José Manuel Rodríguez
Docente de Humanidades de la Universidad Católica San Pablo
La historia se inserta en el género que podríamos llamar ‘juegos psicópatas’. Desde antes de la Roma Imperial, ha existido ese tipo de batallas escénicas para divertir a un grupo de espectadores con fuertes rasgos psicopáticos, que goza viendo cómo un grupo de sus semejantes se matan sacando lo peor de sí, mientras ellos disfrutan de otros placeres en sus asientos.
Tenemos evidencia de estas cosas entre los aztecas, los chavines, los mochicas y muchos otros pueblos originarios, cuyas sanguinarias manías, son hoy convenientemente ignoradas por los románticos que quieren hacernos creer que caímos de un paraíso prehispánico.
Antecedentes audiovisuales más inmediatos, son los Juegos del hambre y como referencia más asociada a lo sanguinario, esa interminable saga en la que una especie de payaso en un triciclo dice “que comience el juego” o todas esas películas donde un grupo secreto de millonarios poderosísimos, compra personas por Internet para gozar matándolas usualmente en algún país del este de Europa.
Gente loca y sanguinaria hubo siempre. Dale poder y tendrás como resultado la perversa, estéril y profundamente aburrida pretensión de convertir a los demás en juguete de sus bajas pasiones, porque ya no alcanza con tener solo esclavos: ahora se trata de jugar con sus vidas y gozar con ello. Es la quintaesencia del abuso. La otra cara de la moneda es que el poder en sí mismo, es la droga que convierte rápidamente a un ser humano normal en un monstruo.
La serie tiene un fuerte sabor a provincia occidental. No conozco Corea, pero el infantilismo de la historia, las actuaciones sobreactuadas, los gestos casi teatrales, recuerdan mucho los intentos de imitar a Occidente, vistos en los países capitalistas de Oriente.
La suma de adelantos tecnológicos, prosperidad económica y el vacío cultural de fondo, producen este tipo de manifestaciones artísticas en las que nada parece auténtico y todo se ve artificial. Tengo la impresión de que en eso radica la genialidad de la serie: lo han hecho adrede; es decir, se trata de una parábola cargada de autocrítica. En eso se parece mucho a la sobrecogedora Parásitos.

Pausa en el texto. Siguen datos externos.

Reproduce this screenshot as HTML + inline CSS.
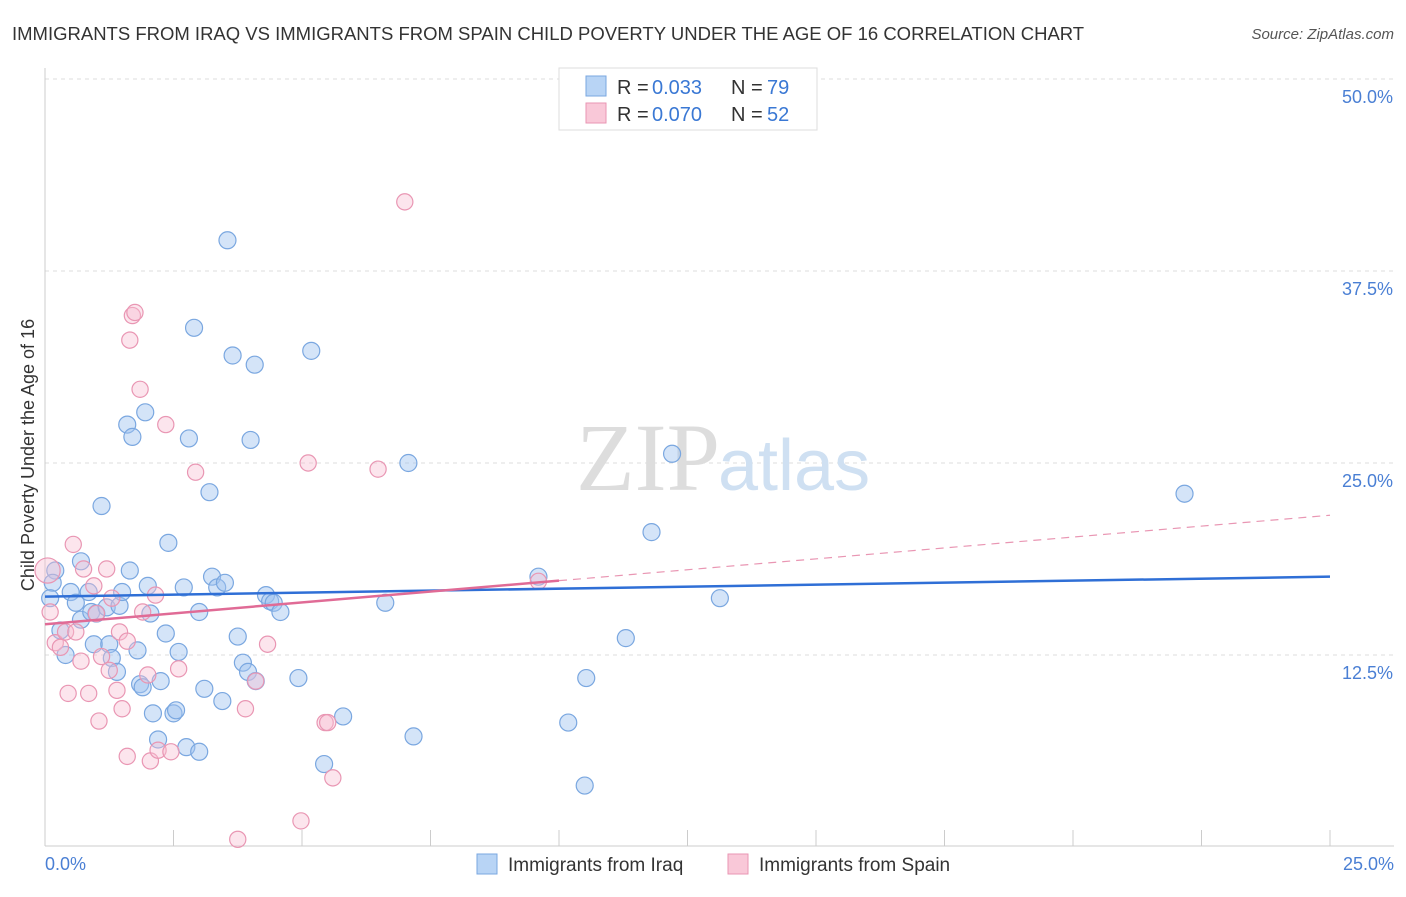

Vista desde la teología, no escapan a la consideración una serie de símbolos muy sugerentes y concatenados: un cerdo lleno de dinero que baja del cielo exigiendo la vida de los jugadores; un grupo de soldados anónimos que ejecutan órdenes criminales sin pensar; una serie de juegos infantiles diseñados para seleccionar a los mejores; un baile de máscaras que expresa una jerarquía inversa; la absoluta falta de referencia a nada valioso, nada trascendente, nada espiritual, nada que no sea lo que el dinero puede comprar o prometer; la frustración que la acumulación de dinero y poder genera; el abismal aburrimiento que está en la raíz y en la cima de esta actividad brutal. En síntesis: una bastante completa descripción del infierno.
En ese sentido, El juego del calamar, puede leerse con el mismo fruto que se obtiene de meditar sobre el infierno: el rechazo al desamor que es en realidad una decidida afirmación de la necesidad del amor.